Europe is the place where the very idea of such protection was born and then propagated around the world. And if such ideas became firmly established in Taiwan or South Korea without conflicting with their national traditions, how is Russia any worse? After all, it’s a matter of national pride. Not the way nationalists (recalling Soloviev) put it, asserting that “Russia is the best of all,” but the way the liberal opposition should put it: “Russia is no worse than others.”
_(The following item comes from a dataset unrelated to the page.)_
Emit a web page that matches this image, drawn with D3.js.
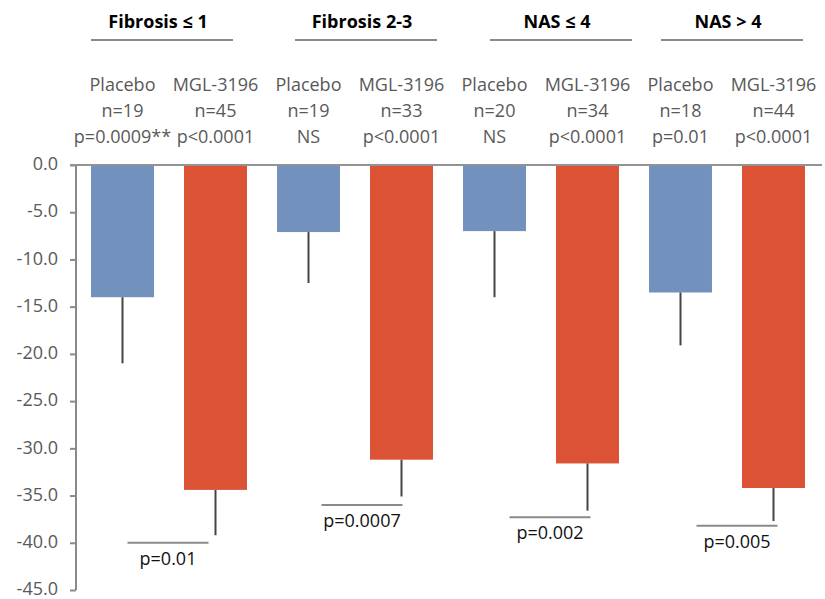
<!DOCTYPE html>
<html>
<head>
<meta charset="utf-8">
<script src="https://cdn.jsdelivr.net/npm/d3@7"></script>
<style>
  html, body { margin: 0; padding: 0; background: #fff; }
  svg { display: block; font-family: "Open Sans", "Liberation Sans", sans-serif; }
</style>
</head>
<body>
<svg id="chart" width="825" height="599"></svg>
<script>
// Subgroups and treatment arms
const groups = ["Fibrosis ≤ 1", "Fibrosis 2-3", "NAS ≤ 4", "NAS > 4"];
const arms = ["Placebo", "MGL-3196"];

// Mean change (%) and SD for each arm, per subgroup
const placeboMean = [-14.0, -7.1, -7.0, -13.5];
const placeboSD   = [7.0, 5.4, 7.0, 5.6];
const mglMean     = [-34.4, -31.2, -31.6, -34.2];
const mglSD       = [4.8, 3.9, 5.0, 3.5];

// Sample sizes and within-arm p values
const placeboN = [19, 19, 20, 18];
const mglN     = [45, 33, 34, 44];
const placeboP = ["p=0.0009**", "NS", "NS", "p=0.01"];
const mglP     = ["p<0.0001", "p<0.0001", "p<0.0001", "p<0.0001"];

// Between-arm comparison and the level of its bracket
const betweenP = ["p=0.01", "p=0.0007", "p=0.002", "p=0.005"];
const bracketLevel = [-40.0, -36.0, -37.3, -38.2];

// Axis ticks
const yTicks = [0, -5, -10, -15, -20, -25, -30, -35, -40, -45];

const colors = { "Placebo": "#7391BD", "MGL-3196": "#DB5234" };

// One bar per arm per subgroup
const bars = [];
groups.forEach((g, i) => {
  bars.push({ key: g + "|Placebo", group: i, arm: "Placebo", mean: placeboMean[i], sd: placeboSD[i], n: placeboN[i], p: placeboP[i] });
  bars.push({ key: g + "|MGL-3196", group: i, arm: "MGL-3196", mean: mglMean[i], sd: mglSD[i], n: mglN[i], p: mglP[i] });
});

(function draw() {
  const svg = d3.select("#chart");
  const plotLeft = 76, plotRight = 820, plotTop = 165, plotBottom = 590;

  // Hand-placed nudges (px) for the title blocks and the comparison brackets
  const titleShift = [-11, 7, 16, 1];
  const bracketShift = [-7, 1, 3, 4];
  const titleRuleWidth = 142;

  const x = d3.scaleBand()
    .domain(bars.map(d => d.key))
    .range([plotLeft, plotRight])
    .paddingInner(0.323)
    .paddingOuter(0.1615);

  const y = d3.scaleLinear().domain([0, -45]).range([plotTop, plotBottom]);

  const gray = "#8a8a8a";
  const textGray = "#595959";

  // Bars
  svg.append("g").selectAll("rect")
    .data(bars)
    .join("rect")
    .attr("x", d => x(d.key))
    .attr("y", y(0))
    .attr("width", x.bandwidth())
    .attr("height", d => y(d.mean) - y(0))
    .attr("fill", d => colors[d.arm]);

  // Error bars (lower side only)
  svg.append("g").selectAll("line")
    .data(bars)
    .join("line")
    .attr("x1", d => x(d.key) + x.bandwidth() / 2)
    .attr("x2", d => x(d.key) + x.bandwidth() / 2)
    .attr("y1", d => y(d.mean))
    .attr("y2", d => y(d.mean - d.sd))
    .attr("stroke", "#4a4242")
    .attr("stroke-width", 2);

  // Y axis
  const yAxis = d3.axisLeft(y)
    .tickValues(yTicks)
    .tickSize(6)
    .tickPadding(12)
    .tickFormat(d => d.toFixed(1));

  const ag = svg.append("g")
    .attr("transform", `translate(${plotLeft},0)`)
    .call(yAxis);
  ag.select(".domain").remove();
  ag.append("line")
    .attr("x1", 0).attr("x2", 0)
    .attr("y1", y(0)).attr("y2", y(-45))
    .attr("stroke", gray).attr("stroke-width", 2);
  ag.selectAll(".tick line").attr("stroke", gray).attr("stroke-width", 2);
  ag.selectAll(".tick text")
    .attr("fill", textGray)
    .attr("font-size", 18)
    .attr("dy", "0.26em")
    .attr("font-family", "'Open Sans', sans-serif");

  // Zero baseline across the plot
  svg.append("line")
    .attr("x1", plotLeft - 6).attr("x2", plotRight + 2)
    .attr("y1", y(0)).attr("y2", y(0))
    .attr("stroke", "#939393").attr("stroke-width", 2);

  // Arm header labels above each bar
  const header = svg.append("g")
    .attr("fill", textGray)
    .attr("font-size", 18)
    .attr("text-anchor", "middle");
  bars.forEach(d => {
    const cx = x(d.key) + x.bandwidth() / 2;
    [d.arm, "n=" + d.n, d.p].forEach((t, j) => {
      header.append("text")
        .attr("x", cx)
        .attr("y", 91 + j * 26)
        .text(t);
    });
  });

  // Subgroup titles with underline
  const tg = svg.append("g");
  groups.forEach((g, i) => {
    const x0 = x(g + "|Placebo");
    const x1 = x(g + "|MGL-3196") + x.bandwidth();
    const cx = (x0 + x1) / 2 + titleShift[i];
    tg.append("text")
      .attr("x", cx)
      .attr("y", 28)
      .attr("text-anchor", "middle")
      .attr("font-size", 18)
      .attr("font-weight", "bold")
      .attr("fill", "#000")
      .text(g);
    tg.append("line")
      .attr("x1", cx - titleRuleWidth / 2 + 4).attr("x2", cx + titleRuleWidth / 2 + 4)
      .attr("y1", 40).attr("y2", 40)
      .attr("stroke", gray).attr("stroke-width", 2);
  });

  // Between-arm p value brackets
  const bg = svg.append("g");
  groups.forEach((g, i) => {
    const mx = x(g + "|MGL-3196") + x.bandwidth() / 2 + bracketShift[i];
    const x0 = mx - 81, x1 = mx;
    const yy = y(bracketLevel[i]);
    bg.append("line")
      .attr("x1", x0).attr("x2", x1)
      .attr("y1", yy).attr("y2", yy)
      .attr("stroke", gray).attr("stroke-width", 2);
    bg.append("text")
      .attr("x", (x0 + x1) / 2)
      .attr("y", yy + 22)
      .attr("text-anchor", "middle")
      .attr("font-size", 18)
      .attr("fill", "#111")
      .text(betweenP[i]);
  });
})();
</script>
</body>
</html>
Keeping in mind my immigrant experience, I can already imagine the ridicule and poison arrows that will be provoked by my taking this position in today’s ugly situation. [Leonid] Radzikhovsky will tell me that I’m “spitting in the wind”; [Ivan] Okhlobystin will respond that I am humiliating great Russia, which is by all means “the best”; [Zakhar] Prilepin will say that “to be an empire is Russia’s destiny” (he wouldn’t even bother explaining why Russia, after four centuries of imperialism, is no better off than before); [Alexey] Navalny will claim that to get rid of the “party of cheaters and thieves” would be enough (forgetting that Peter the Great – not to compare them – spent all his life battling corruption and died defeated by it); and father Vsevolod Chaplin will say that Orthodox Russia has no business with earthly and spiritually-impoverished Europe. What Mikhail Leontyev and Maxim Shevchenko would say to me I won’t even dare predict. Those gentlemen would probably use obscene words.
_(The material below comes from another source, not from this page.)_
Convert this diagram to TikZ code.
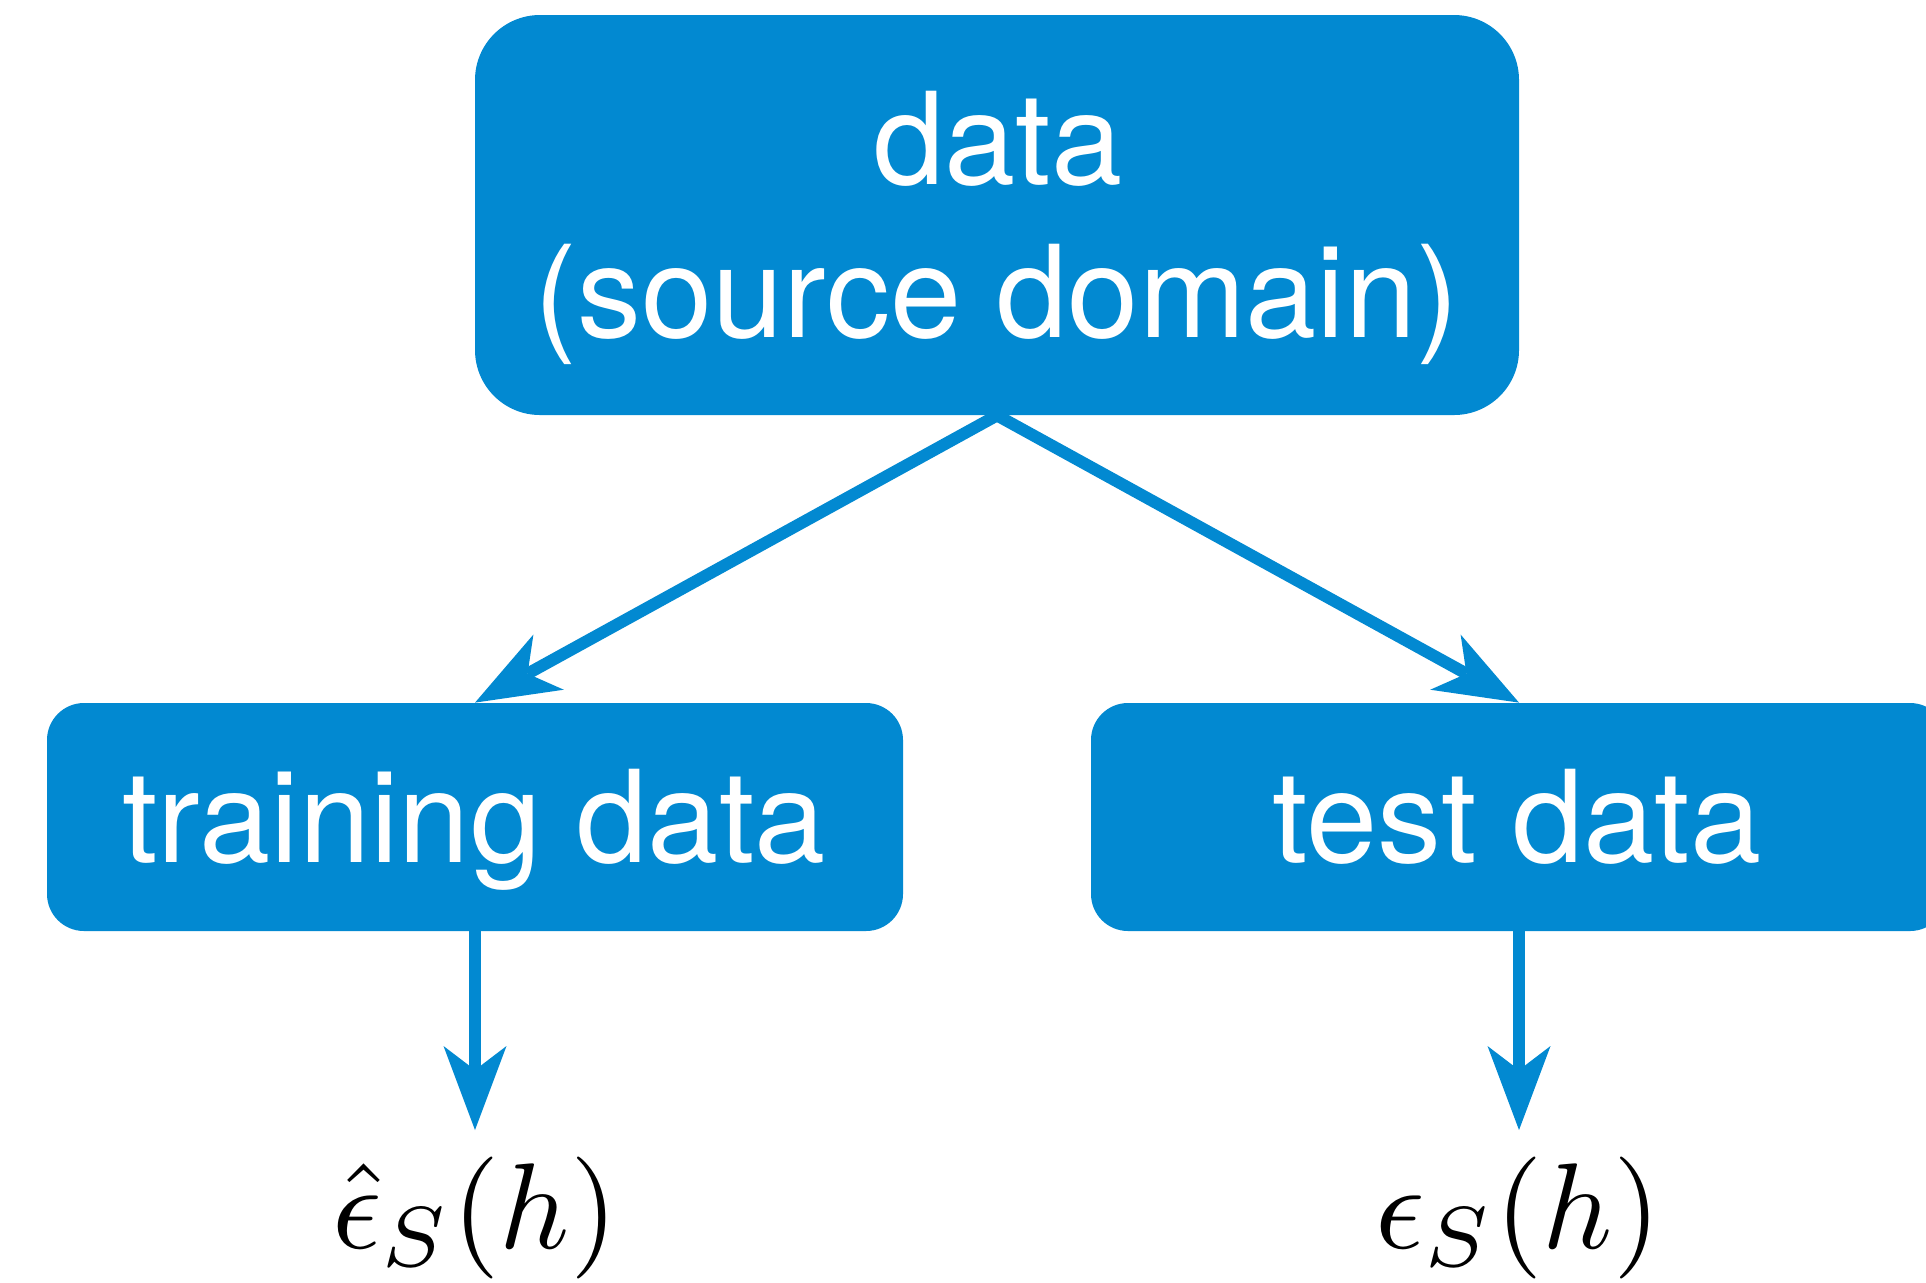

The strange thing is that the answers from Solzhenitsyn’s circle of critics in America were basically the same until the collapse of the empire in 1991. But the empire did collapse, after all. They didn’t believe it: they were certain that Gorbachev’s Perestroika was just another communist trick designed to pull the wool over the eyes of the West. However, what matters now is how we can stop the process of extinction of the nation. By now the reader knows my answer: there’s no chance for Russia to survive other than to become Europe. That’s why I’d like the motto of the future leader of the liberal opposition, for example Mikhail Khodorkovsky, if he’s destined to lead it one day, to read something like: “Become Europe to survive!”